Neatly Explains the Fermi Paradox
After all, with our universe 13.5 billion years old, the cosmos may hold other life, and if some of that life has evolved beyond ours in terms of complexity and technology, adds Scharf. “We should be considering some very extreme possibilities. Today’s futurists and believers in a machine “singularity” predict that life and its technological baggage might end up so beyond our ken that we wouldn’t even realize we were staring at it. That’s quite a claim, yet it would neatly explain why we have yet to see advanced intelligence in the cosmos around us, despite the sheer number of planets it could have arisen on—the so-called Fermi Paradox.”
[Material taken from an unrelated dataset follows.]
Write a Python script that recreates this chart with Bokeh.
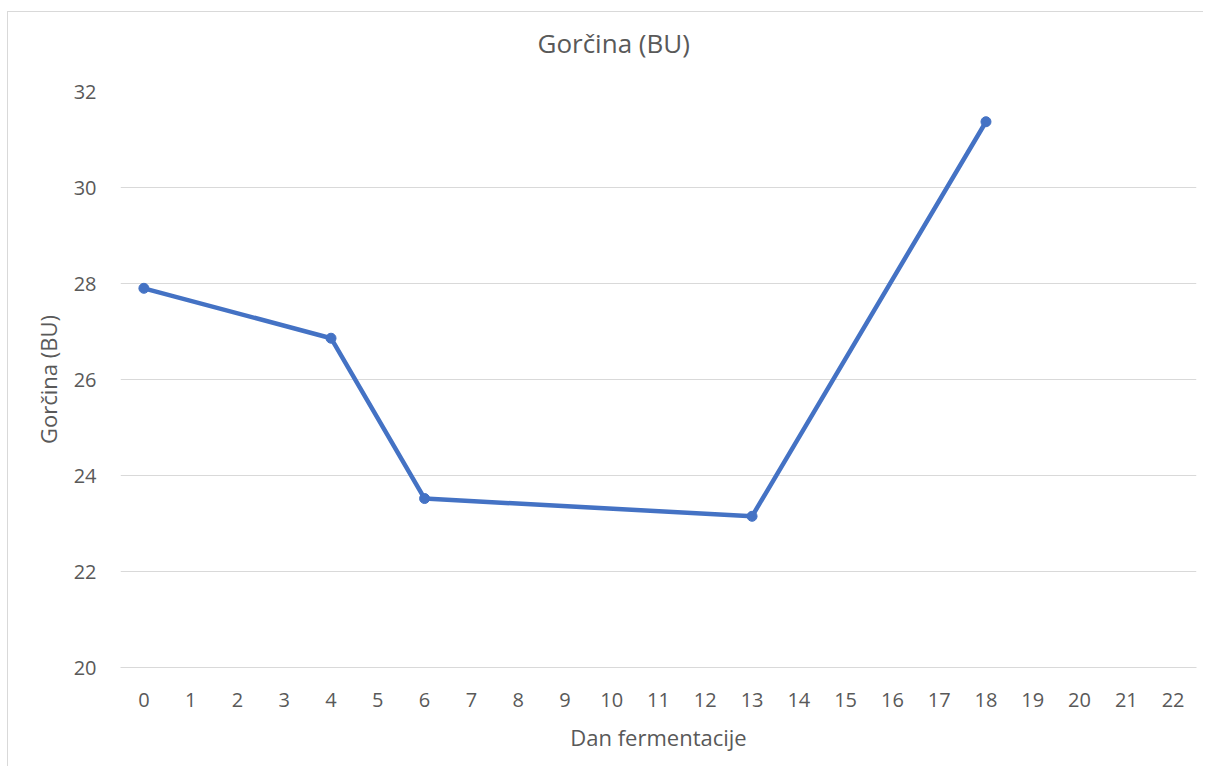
from bokeh.plotting import figure
from bokeh.models import FactorRange, Range1d, FixedTicker, Title
from bokeh.embed import file_html
from bokeh.resources import INLINE

# Data
days = [str(d) for d in range(0, 23)]
x_days = ["0", "4", "6", "13", "18"]
gorcina = [27.90, 26.86, 23.52, 23.15, 31.37]
y_ticks = [20, 22, 24, 26, 28, 30, 32]
title_text = "Gorčina (BU)"

TEXT = "#595959"
GRID = "#d9d9d9"
BLUE = "#4472C4"
FONT = "Open Sans"

p = figure(
    width=1196, height=755,
    x_range=FactorRange(*days, range_padding=0),
    y_range=Range1d(20, 32),
    output_backend="svg", toolbar_location=None,
    min_border_left=112, min_border_right=8, min_border_top=79, min_border_bottom=100,
    title=None,
    styles={"margin-left": "7px", "margin-top": "11px",
            "border-left": "1px solid #d9d9d9", "border-top": "1px solid #d9d9d9"},
)
p.x_range.factor_padding = 0

# spacer between plot area and chart title (closest to the frame)
p.add_layout(Title(text=" ", text_font_size="1px", standoff=23), "above")
# chart title
p.add_layout(Title(
    text=title_text, align="left", offset=417, standoff=10,
    text_font=FONT, text_font_size="26px", text_font_style="normal",
    text_color=TEXT,
), "above")

p.outline_line_color = None
p.background_fill_color = "white"
p.border_fill_color = "white"

p.xgrid.grid_line_color = None
p.ygrid.grid_line_color = GRID
p.ygrid.grid_line_width = 1
p.yaxis.ticker = FixedTicker(ticks=y_ticks)

for ax in (p.xaxis[0], p.yaxis[0]):
    ax.major_tick_line_color = None
    ax.minor_tick_line_color = None
    ax.major_label_text_font = FONT
    ax.major_label_text_font_size = "20px"
    ax.major_label_text_color = TEXT
    ax.axis_label_text_font = FONT
    ax.axis_label_text_font_size = "22px"
    ax.axis_label_text_font_style = "normal"
    ax.axis_label_text_color = TEXT

p.yaxis.axis_line_color = None
p.yaxis.major_label_standoff = 18
p.yaxis.axis_label = "Gorčina (BU)"
p.yaxis.axis_label_standoff = 8

p.xaxis.axis_line_color = GRID
p.xaxis.major_label_standoff = 19
p.xaxis.axis_label = "Dan fermentacije"
p.xaxis.axis_label_standoff = 12

p.line(x_days, gorcina, line_color=BLUE, line_width=4.5, line_join="round")
p.scatter(x_days, gorcina, size=10, fill_color=BLUE, line_color=BLUE)

open("out.html", "w").write(file_html(p, INLINE))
Alien technology a billion years older than ours might not even be made of matter, says Paul Davies of Arizona State. It might have no fixed size or shape; have no well-defined boundaries. Is dynamical on all scales of space and time. Or, conversely, does not appear to do anything at all that we can discern. Does not consist of discrete, separate things; but rather it is a system, or a subtle higher-level correlation of things.
“Are matter and information,” Davies asks, “all there is?”
A Third Level
Five hundred years ago, Davies writes, “the very concept of a device manipulating information, or software, would have been incomprehensible. Might there be a still higher level, as yet outside all human experience, that organizes electrons? If so, this “third level” would never be manifest through observations made at the informational level, still less at the matter level.
We should be open to the distinct possibility that advanced alien technology a billion years old may operate at the third, or perhaps even a fourth or fifth level -all of which are totally incomprehensible to the human mind at our current state of evolution in 2019.
But what if life has moved so far on that it doesn’t just appear magical, but appears like physics?
Davies is director of the Beyond Center at ASU that researches how life began in terms of the organization of information in complex networks – the software of life. His recent “The Demon in the Machine,” is a penetrating look at the power of information to explain the physics of living matter, and offers his thoughts on consciousness (as “integrated information”), and the possibility that “laws of nature” themselves evolve through time. Perhaps, he adds, these laws might, in some way not yet understood, be inherently “bio-friendly”.
Davies foreshadows Caleb Scharf suggesting that “the emergence of life, and perhaps mind, are etched into the underlying lawfulness of nature”.
Davies is a member of the Breakthrough Listen Committee and formerly chaired the SETI Post-Detection Task group of the International Academy of Astronautics. He was the first person to champion the idea that life on Earth may have originated on Mars and transferred here in impact ejecta.